(Charts and diagrams as code)
————————
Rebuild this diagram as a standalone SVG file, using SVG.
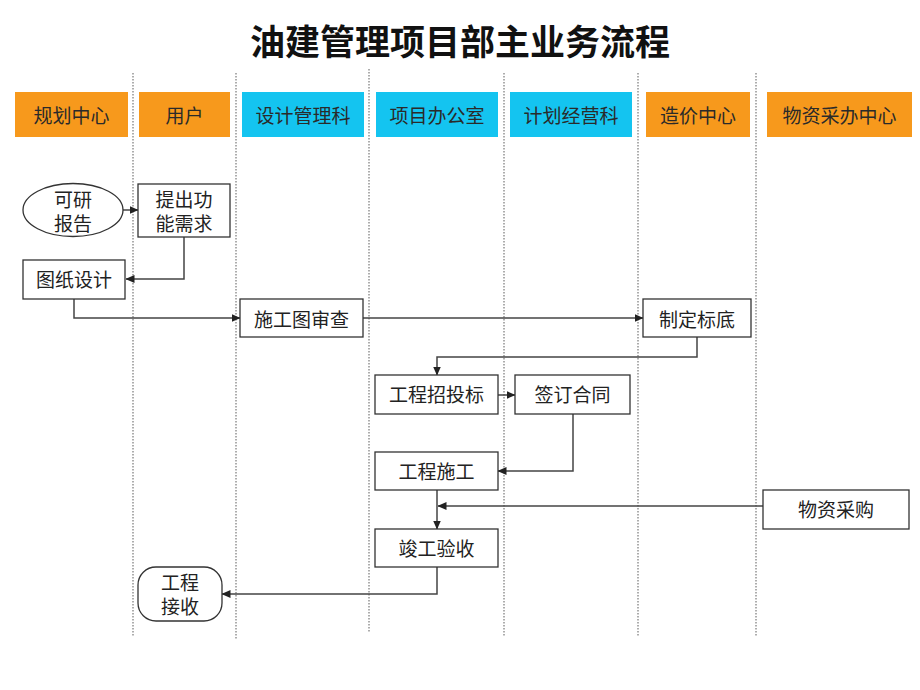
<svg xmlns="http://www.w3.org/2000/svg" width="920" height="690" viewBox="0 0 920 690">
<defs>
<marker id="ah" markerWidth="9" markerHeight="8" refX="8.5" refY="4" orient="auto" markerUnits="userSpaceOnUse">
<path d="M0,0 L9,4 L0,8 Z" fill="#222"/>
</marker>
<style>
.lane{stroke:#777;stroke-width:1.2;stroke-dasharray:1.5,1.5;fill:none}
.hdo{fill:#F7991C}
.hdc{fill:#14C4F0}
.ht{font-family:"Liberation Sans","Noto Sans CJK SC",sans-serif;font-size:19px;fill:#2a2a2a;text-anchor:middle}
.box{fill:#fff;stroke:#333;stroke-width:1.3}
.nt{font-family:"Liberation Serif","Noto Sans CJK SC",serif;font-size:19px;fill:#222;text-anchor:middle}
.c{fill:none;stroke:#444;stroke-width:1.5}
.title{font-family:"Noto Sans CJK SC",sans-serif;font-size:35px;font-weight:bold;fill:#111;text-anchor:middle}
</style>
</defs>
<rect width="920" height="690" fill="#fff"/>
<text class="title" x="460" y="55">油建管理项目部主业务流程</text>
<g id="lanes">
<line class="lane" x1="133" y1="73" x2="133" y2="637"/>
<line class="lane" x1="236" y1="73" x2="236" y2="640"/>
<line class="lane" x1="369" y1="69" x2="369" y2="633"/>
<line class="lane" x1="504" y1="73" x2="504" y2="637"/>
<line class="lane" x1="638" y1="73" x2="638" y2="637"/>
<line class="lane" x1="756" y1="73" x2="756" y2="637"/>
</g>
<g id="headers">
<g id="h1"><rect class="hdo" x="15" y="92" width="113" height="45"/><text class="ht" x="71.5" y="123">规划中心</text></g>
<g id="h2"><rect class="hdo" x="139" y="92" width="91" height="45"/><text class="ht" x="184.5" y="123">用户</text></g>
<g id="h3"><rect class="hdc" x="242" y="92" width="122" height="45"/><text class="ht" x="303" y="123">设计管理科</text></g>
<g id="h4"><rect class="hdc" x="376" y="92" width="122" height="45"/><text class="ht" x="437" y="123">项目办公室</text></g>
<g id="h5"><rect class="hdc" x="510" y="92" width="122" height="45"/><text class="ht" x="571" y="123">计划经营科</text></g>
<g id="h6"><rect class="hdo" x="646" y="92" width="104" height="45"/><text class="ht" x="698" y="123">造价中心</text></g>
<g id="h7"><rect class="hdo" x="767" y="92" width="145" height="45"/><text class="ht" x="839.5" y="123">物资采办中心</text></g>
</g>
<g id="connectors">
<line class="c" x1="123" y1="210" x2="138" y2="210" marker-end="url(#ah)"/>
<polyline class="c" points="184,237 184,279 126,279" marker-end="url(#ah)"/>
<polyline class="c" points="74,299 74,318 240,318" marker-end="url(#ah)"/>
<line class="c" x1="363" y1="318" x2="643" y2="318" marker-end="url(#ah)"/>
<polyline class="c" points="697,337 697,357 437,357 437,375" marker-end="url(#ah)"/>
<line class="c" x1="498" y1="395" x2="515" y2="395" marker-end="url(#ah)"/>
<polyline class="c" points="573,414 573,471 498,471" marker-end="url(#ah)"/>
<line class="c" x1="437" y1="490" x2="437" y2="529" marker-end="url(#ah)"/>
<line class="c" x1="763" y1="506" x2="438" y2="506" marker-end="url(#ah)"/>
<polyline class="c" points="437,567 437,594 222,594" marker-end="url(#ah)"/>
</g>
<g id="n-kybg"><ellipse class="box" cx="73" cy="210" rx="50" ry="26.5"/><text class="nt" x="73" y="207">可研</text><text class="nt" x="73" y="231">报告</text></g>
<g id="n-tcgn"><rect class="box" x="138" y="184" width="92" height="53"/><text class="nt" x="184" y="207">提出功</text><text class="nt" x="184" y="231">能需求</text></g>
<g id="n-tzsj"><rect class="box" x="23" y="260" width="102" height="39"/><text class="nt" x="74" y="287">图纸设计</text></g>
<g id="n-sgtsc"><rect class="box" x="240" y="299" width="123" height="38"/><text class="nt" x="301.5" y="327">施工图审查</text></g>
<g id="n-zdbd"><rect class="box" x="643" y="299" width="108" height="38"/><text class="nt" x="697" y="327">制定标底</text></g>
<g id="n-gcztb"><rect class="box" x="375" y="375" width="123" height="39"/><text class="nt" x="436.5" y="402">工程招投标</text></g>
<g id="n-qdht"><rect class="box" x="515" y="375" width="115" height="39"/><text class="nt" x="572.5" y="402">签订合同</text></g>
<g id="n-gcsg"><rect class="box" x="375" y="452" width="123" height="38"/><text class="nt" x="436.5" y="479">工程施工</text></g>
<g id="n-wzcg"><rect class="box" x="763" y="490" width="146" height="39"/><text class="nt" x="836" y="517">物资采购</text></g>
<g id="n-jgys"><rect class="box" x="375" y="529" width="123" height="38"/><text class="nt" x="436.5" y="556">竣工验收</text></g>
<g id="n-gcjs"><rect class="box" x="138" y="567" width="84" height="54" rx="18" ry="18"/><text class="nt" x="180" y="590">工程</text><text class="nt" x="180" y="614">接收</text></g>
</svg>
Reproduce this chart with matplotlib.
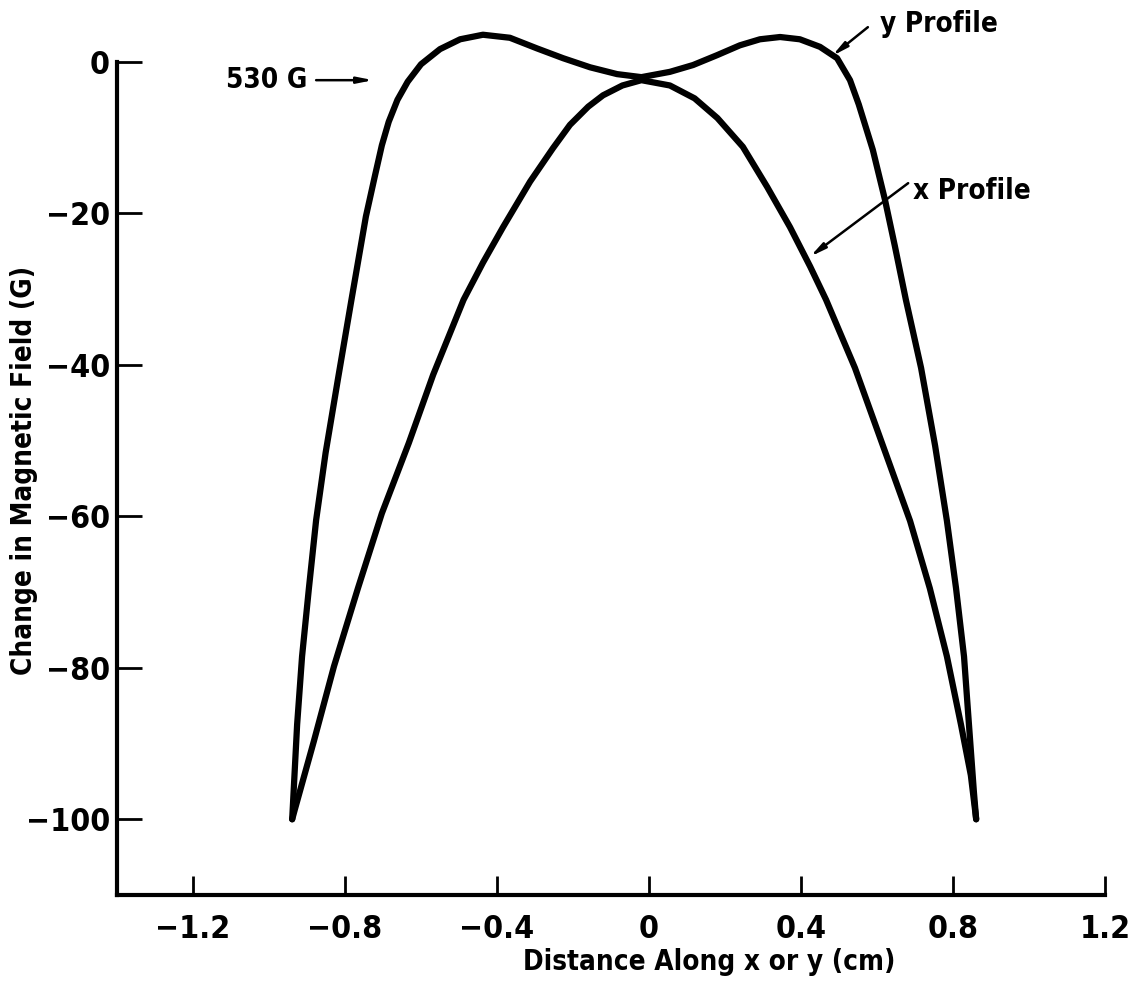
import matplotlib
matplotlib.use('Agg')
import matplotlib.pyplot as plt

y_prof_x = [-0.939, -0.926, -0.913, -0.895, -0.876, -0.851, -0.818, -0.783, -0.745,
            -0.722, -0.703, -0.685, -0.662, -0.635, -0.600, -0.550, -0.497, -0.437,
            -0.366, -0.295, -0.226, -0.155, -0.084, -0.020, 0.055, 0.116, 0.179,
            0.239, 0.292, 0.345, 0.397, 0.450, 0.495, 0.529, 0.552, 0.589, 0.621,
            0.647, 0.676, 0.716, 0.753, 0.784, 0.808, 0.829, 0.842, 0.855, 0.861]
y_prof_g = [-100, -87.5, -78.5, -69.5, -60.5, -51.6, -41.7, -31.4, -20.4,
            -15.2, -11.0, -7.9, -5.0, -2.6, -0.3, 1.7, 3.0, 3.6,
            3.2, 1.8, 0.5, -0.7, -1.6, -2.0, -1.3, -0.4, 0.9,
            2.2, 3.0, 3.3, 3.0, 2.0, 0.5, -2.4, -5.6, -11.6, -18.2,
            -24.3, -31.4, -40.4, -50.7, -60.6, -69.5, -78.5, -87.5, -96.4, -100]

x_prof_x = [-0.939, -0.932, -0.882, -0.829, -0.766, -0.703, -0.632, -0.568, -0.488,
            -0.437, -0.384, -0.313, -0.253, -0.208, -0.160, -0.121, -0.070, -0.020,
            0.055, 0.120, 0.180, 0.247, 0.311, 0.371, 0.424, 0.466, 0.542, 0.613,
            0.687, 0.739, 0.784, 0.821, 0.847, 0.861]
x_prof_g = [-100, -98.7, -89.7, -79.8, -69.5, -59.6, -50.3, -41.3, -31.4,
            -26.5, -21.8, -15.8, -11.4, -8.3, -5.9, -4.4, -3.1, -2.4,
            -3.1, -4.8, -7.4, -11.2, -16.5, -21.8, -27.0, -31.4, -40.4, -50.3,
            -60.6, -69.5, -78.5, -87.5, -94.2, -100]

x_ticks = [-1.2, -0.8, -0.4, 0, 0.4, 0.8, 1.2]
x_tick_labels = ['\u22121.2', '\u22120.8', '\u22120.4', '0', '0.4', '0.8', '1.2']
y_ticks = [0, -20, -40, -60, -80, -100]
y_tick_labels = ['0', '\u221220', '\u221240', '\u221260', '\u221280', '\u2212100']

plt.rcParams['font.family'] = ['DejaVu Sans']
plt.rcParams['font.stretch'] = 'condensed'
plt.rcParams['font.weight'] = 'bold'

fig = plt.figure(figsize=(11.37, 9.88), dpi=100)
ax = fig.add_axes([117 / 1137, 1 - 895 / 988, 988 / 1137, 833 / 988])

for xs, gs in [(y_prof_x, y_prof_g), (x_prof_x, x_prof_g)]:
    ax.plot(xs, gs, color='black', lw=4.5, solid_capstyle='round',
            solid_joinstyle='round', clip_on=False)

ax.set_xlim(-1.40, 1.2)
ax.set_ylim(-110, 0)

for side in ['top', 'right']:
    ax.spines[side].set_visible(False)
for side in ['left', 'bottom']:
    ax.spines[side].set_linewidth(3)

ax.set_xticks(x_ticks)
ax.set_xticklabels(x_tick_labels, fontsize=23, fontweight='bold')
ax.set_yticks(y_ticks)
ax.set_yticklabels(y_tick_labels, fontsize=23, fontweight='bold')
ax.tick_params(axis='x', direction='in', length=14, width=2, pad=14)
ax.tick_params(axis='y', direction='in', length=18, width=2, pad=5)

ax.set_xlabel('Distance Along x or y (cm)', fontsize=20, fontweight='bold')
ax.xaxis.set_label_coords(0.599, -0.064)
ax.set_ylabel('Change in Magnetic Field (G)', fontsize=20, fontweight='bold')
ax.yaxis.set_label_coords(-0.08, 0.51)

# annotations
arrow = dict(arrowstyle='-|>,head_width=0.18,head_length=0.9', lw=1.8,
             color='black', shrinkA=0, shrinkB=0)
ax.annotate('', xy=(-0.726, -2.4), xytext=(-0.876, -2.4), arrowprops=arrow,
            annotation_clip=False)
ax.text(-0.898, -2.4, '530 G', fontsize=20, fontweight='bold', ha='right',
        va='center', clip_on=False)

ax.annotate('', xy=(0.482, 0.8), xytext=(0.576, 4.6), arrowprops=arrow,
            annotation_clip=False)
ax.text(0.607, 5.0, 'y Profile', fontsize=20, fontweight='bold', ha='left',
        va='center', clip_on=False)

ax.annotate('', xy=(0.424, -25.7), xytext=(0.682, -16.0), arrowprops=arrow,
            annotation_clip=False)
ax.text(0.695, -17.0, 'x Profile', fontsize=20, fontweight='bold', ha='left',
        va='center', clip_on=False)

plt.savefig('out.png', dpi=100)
————————
■ Stated problem ■
Take the lines above starting at the one containing "Reproduce this chart with matplotlib." and ending at the one containing "import matplotlib.pyplot as plt", and print them again exactly, without pictures.

■ Output ■
Reproduce this chart with matplotlib.
import matplotlib
matplotlib.use('Agg')
import matplotlib.pyplot as plt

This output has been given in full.